Saturday, October 18, 2008

Austin

Austin, Texas, one of the richest cities in the USA was pleasant. Its youthfulness and natural wildlife with thousands of birds singing in the center of town, opossums and squirrels running around and fancy hotels like the Four Seasons, restaurants hooked on wine. We visited a wine bar/wine store with a clean and well thought out design, and a selection of more than 100 wines by the glass. We met attentive and curious sommeliers, owners enthusiastic to discover new wines to ad to there already full wine lists, and moments where work didn’t prevent from having a good time! It was far from the idealized image I had about Texas with the TV series Dallas and JR’s ruthless environment.

In any case, I still had a hard time with jetlag. I still didn’t recover from my trip to China.
I must point out to the professionalism of our prospects, who tasted our wines with open minds, able to be part of the Grand Jury Europeen, and chose wine without asking about the classification, the notes from Parker or the Wine Spectator. I even saw in the store of a French person who was a student of Emile Peynaud, an old Ferret and the 2007 and 2008 Hachette guides!
Their only questions: can we get the wines immediately?! When will you be back? Can you help us with our competition for Best Sommelier of Texas (of course we can, again, where are Sopexa and various institutions supposed to promote our wines?).

Another plane to catch to fly to Houston, no time to get bored, nor to spend to much time watching TV, although Sarkozy seemed to address the right issues regarding this crisis (rating agencies, balance sheets, remuneration, etc…).

Unfortunately, between my trip to China and the USA, I didn’t have much time to respond to comments posted on my blog.

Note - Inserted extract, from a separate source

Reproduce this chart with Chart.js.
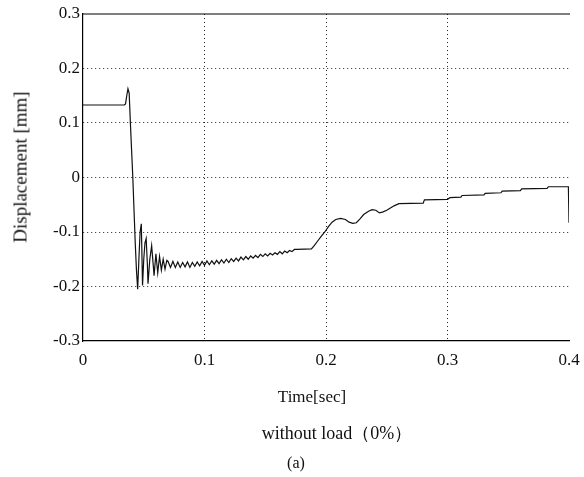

I will try to answer to a few:
To Charles Traonouëz ( who is in charge of Château Malromé): indeed, in my opinion, it was wise to use the Tribaie machine this year… while waiting for a new one which will make this one obsolete. This is how it goes for the “latest” equipment, the next one will be better. It is no point to use it on the whites, our traditional way being most likely the best way, but only with red grapes where it works well, indeed.
We will see when we taste this wine compared to others.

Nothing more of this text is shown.